STATED EXERCISE: Write out the opening lines of the data word for word, up to and including the line with "76.3, 78.6, 80.7];", and leave every picture and every later line out.

DATA:
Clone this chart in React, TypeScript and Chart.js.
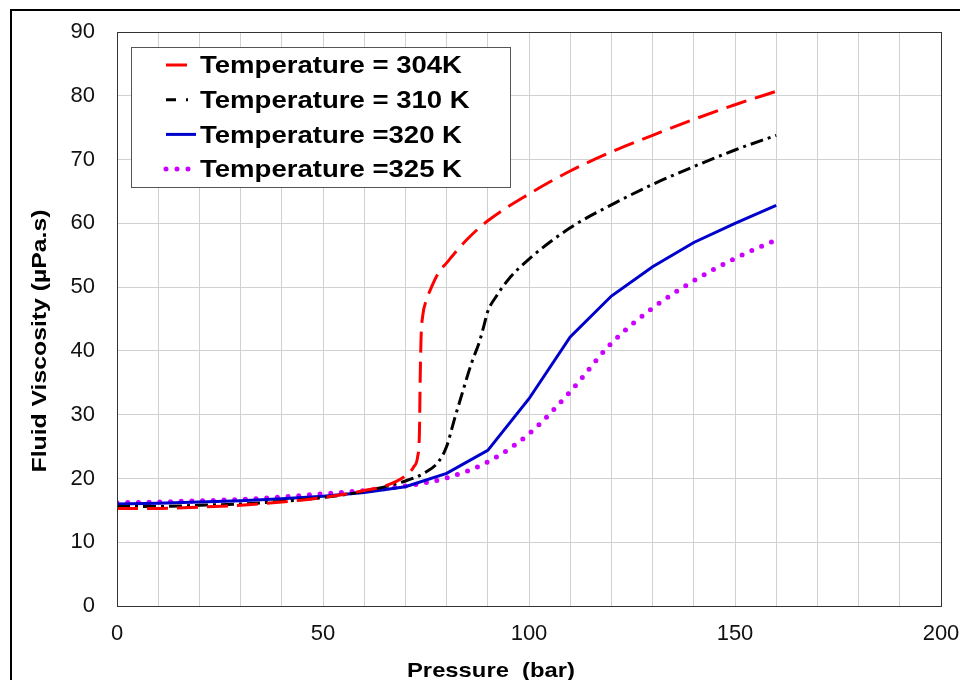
import React, { useEffect, useRef } from "react";
import { Chart, registerables } from "chart.js";

Chart.register(...registerables);

const FONT = "'Liberation Sans', Arial, Helvetica, sans-serif";

// ---- data ----
const SERIES_LABELS = [
  "Temperature = 304K",
  "Temperature = 310 K",
  "Temperature =320 K",
  "Temperature =325 K",
];

const P304 = [0, 10, 20, 30, 40, 50, 60, 65, 70, 72, 73, 73.4, 73.6, 73.8, 74.2, 75, 76, 78, 80, 85, 90, 100, 110, 120, 130, 140, 150, 160];
const V304 = [15.3, 15.3, 15.5, 15.8, 16.3, 17.0, 18.1, 18.8, 20.4, 21.8, 23.5, 27.0, 36.0, 42.0, 45.5, 47.8, 49.5, 52.2, 53.8, 57.5, 60.4, 64.6, 68.2, 71.2, 73.8, 76.3, 78.6, 80.7];

const P310 = [0, 10, 20, 30, 40, 50, 60, 70, 75, 78, 80, 82, 84, 86, 88, 89, 90, 92, 95, 100, 110, 120, 130, 140, 150, 160];
const V310 = [15.6, 15.6, 15.8, 16.0, 16.4, 17.0, 18.0, 19.6, 21.0, 22.6, 25.0, 29.5, 33.8, 38.0, 41.5, 43.8, 46.2, 48.5, 51.2, 54.4, 59.3, 62.9, 66.1, 68.9, 71.5, 73.8];

const P320 = [0, 10, 20, 30, 40, 50, 60, 70, 80, 90, 100, 110, 120, 130, 140, 150, 160];
const V320 = [16.0, 16.1, 16.3, 16.5, 16.8, 17.2, 17.8, 18.7, 20.8, 24.4, 32.5, 42.2, 48.6, 53.2, 57.0, 60.0, 62.8];

const P325 = [0, 10, 20, 30, 40, 50, 60, 70, 80, 90, 100, 110, 120, 130, 140, 150, 160];
const V325 = [16.2, 16.3, 16.5, 16.7, 17.1, 17.6, 18.1, 18.8, 20.1, 22.6, 27.0, 33.6, 41.2, 46.7, 51.0, 54.5, 57.4];

const X_TITLE = "Pressure  (bar)";
const Y_TITLE = "Fluid Viscosity (µPa.s)";
const X_MIN = 0;
const X_MAX = 200;
const X_STEP = 10;
const X_LABEL_EVERY = 50;
const Y_MIN = 0;
const Y_MAX = 90;
const Y_STEP = 10;

// ---- styles ----
const COLORS = ["#ff0000", "#000000", "#0000cc", "#cc00ff"];
const DASHES: number[][] = [[21, 9], [13, 5, 3, 5], [], [0, 10.7]];
const WIDTHS = [3, 3, 3, 5];
const LEGEND_SAMPLE_DASH: number[][] = [[21, 20], [10, 10, 2, 20], [], [0, 11]];
const LEGEND_SAMPLE_LEN = [21, 23, 30, 23];

function toPoints(xs: number[], ys: number[]) {
  return xs.map((x, i) => ({ x, y: ys[i] }));
}

function drawStretched(
  ctx: CanvasRenderingContext2D,
  text: string,
  x: number,
  y: number,
  font: string,
  width: number,
  align: "left" | "center",
  rotate: boolean
) {
  ctx.save();
  ctx.font = font;
  ctx.textBaseline = "alphabetic";
  ctx.textAlign = align;
  const w = ctx.measureText(text).width;
  const k = width / w;
  ctx.translate(x, y);
  if (rotate) ctx.rotate(-Math.PI / 2);
  ctx.scale(k, 1);
  ctx.fillStyle = "#000";
  ctx.fillText(text, 0, 0);
  ctx.restore();
}

const decorPlugin = {
  id: "decor",
  afterDatasetsDraw(chart: any) {
    const { ctx, chartArea: a } = chart;
    // plot frame
    ctx.save();
    ctx.strokeStyle = "#333";
    ctx.lineWidth = 1;
    ctx.strokeRect(Math.round(a.left) + 0.5, Math.round(a.top) + 0.5, Math.round(a.right - a.left), Math.round(a.bottom - a.top));
    ctx.restore();

    // legend box
    const bx = Math.round(a.left) + 14;
    const by = Math.round(a.top) + 15;
    const bw = 379;
    const bh = 140;
    ctx.save();
    ctx.fillStyle = "#fff";
    ctx.fillRect(bx, by, bw, bh);
    ctx.strokeStyle = "#555";
    ctx.lineWidth = 1;
    ctx.strokeRect(bx + 0.5, by + 0.5, bw, bh);
    const legendFont = `bold 23px ${FONT}`;
    ctx.font = legendFont;
    const k = 262 / ctx.measureText(SERIES_LABELS[0]).width;
    SERIES_LABELS.forEach((label, i) => {
      const ry = by + 18 + i * 34.7;
      const sx = bx + 35;
      ctx.save();
      ctx.strokeStyle = COLORS[i];
      ctx.lineWidth = WIDTHS[i];
      ctx.lineCap = i === 3 ? "round" : "butt";
      ctx.setLineDash(LEGEND_SAMPLE_DASH[i]);
      ctx.beginPath();
      ctx.moveTo(sx, ry);
      ctx.lineTo(sx + LEGEND_SAMPLE_LEN[i], ry);
      ctx.stroke();
      ctx.restore();
      const w = ctx.measureText(label).width * k;
      drawStretched(ctx, label, bx + 69, ry + 8.2, legendFont, w, "left", false);
    });
    ctx.restore();
  },
  afterDraw(chart: any) {
    const { ctx, chartArea: a } = chart;
    // axis titles
    drawStretched(ctx, X_TITLE, a.left + 374, a.bottom + 71, `bold 21px ${FONT}`, 168, "center", false);
    drawStretched(ctx, Y_TITLE, a.left - 71.5, (a.top + a.bottom) / 2 + 22, `bold 21px ${FONT}`, 263, "center", true);
  },
};

export default function App() {
  const ref = useRef<HTMLCanvasElement>(null);

  useEffect(() => {
    const series = [
      toPoints(P304, V304),
      toPoints(P310, V310),
      toPoints(P320, V320),
      toPoints(P325, V325),
    ];
    const chart = new Chart(ref.current as HTMLCanvasElement, {
      type: "line",
      data: {
        datasets: series.map((data, i) => ({
          label: SERIES_LABELS[i],
          data,
          borderColor: COLORS[i],
          backgroundColor: COLORS[i],
          borderWidth: WIDTHS[i],
          borderDash: DASHES[i],
          borderCapStyle: i === 3 ? "round" : "butt",
          pointRadius: 0,
          fill: false,
          tension: 0,
          cubicInterpolationMode: i === 2 ? "default" : "monotone",
        })),
      },
      options: {
        animation: false,
        responsive: false,
        devicePixelRatio: 1,
        layout: { padding: { left: 0, top: 32, right: 19, bottom: 0 } },
        plugins: {
          legend: { display: false },
          tooltip: { enabled: false },
          title: { display: false },
        },
        scales: {
          x: {
            type: "linear",
            min: X_MIN,
            max: X_MAX,
            ticks: {
              stepSize: X_STEP,
              autoSkip: false,
              maxRotation: 0,
              minRotation: 0,
              padding: 15,
              color: "#111",
              font: { family: FONT, size: 22 },
              callback: (v: any) => (Number(v) % X_LABEL_EVERY === 0 ? String(v) : ""),
            },
            grid: { color: "#d0d0d0", lineWidth: 1, drawTicks: false },
            border: { display: true, color: "#333", width: 1 },
            afterFit: (s: any) => {
              s.height = 74;
              s.paddingLeft = 0;
              s.paddingRight = 0;
            },
          },
          y: {
            type: "linear",
            min: Y_MIN,
            max: Y_MAX,
            ticks: {
              stepSize: Y_STEP,
              padding: 22,
              color: "#111",
              font: { family: FONT, size: 22 },
            },
            grid: { color: "#d0d0d0", lineWidth: 1, drawTicks: false },
            border: { display: true, color: "#333", width: 1 },
            afterFit: (s: any) => {
              s.width = 117;
              s.paddingTop = 0;
              s.paddingBottom = 0;
            },
          },
        },
      },
      plugins: [decorPlugin],
    } as any);
    return () => chart.destroy();
  }, []);

  return (
    <div style={{ position: "fixed", left: 0, top: 0, width: 960, height: 680, overflow: "hidden", background: "#fff" }}>
      <div
        style={{
          position: "absolute",
          left: 10,
          top: 9,
          width: 1000,
          height: 720,
          border: "2px solid #000",
          boxSizing: "border-box",
        }}
      />
      <canvas
        ref={ref}
        width={960}
        height={680}
        style={{ position: "absolute", left: 0, top: 0, width: 960, height: 680 }}
      />
    </div>
  );
}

SOLUTION:
Clone this chart in React, TypeScript and Chart.js.
import React, { useEffect, useRef } from "react";
import { Chart, registerables } from "chart.js";

Chart.register(...registerables);

const FONT = "'Liberation Sans', Arial, Helvetica, sans-serif";

// ---- data ----
const SERIES_LABELS = [
  "Temperature = 304K",
  "Temperature = 310 K",
  "Temperature =320 K",
  "Temperature =325 K",
];

const P304 = [0, 10, 20, 30, 40, 50, 60, 65, 70, 72, 73, 73.4, 73.6, 73.8, 74.2, 75, 76, 78, 80, 85, 90, 100, 110, 120, 130, 140, 150, 160];
const V304 = [15.3, 15.3, 15.5, 15.8, 16.3, 17.0, 18.1, 18.8, 20.4, 21.8, 23.5, 27.0, 36.0, 42.0, 45.5, 47.8, 49.5, 52.2, 53.8, 57.5, 60.4, 64.6, 68.2, 71.2, 73.8, 76.3, 78.6, 80.7];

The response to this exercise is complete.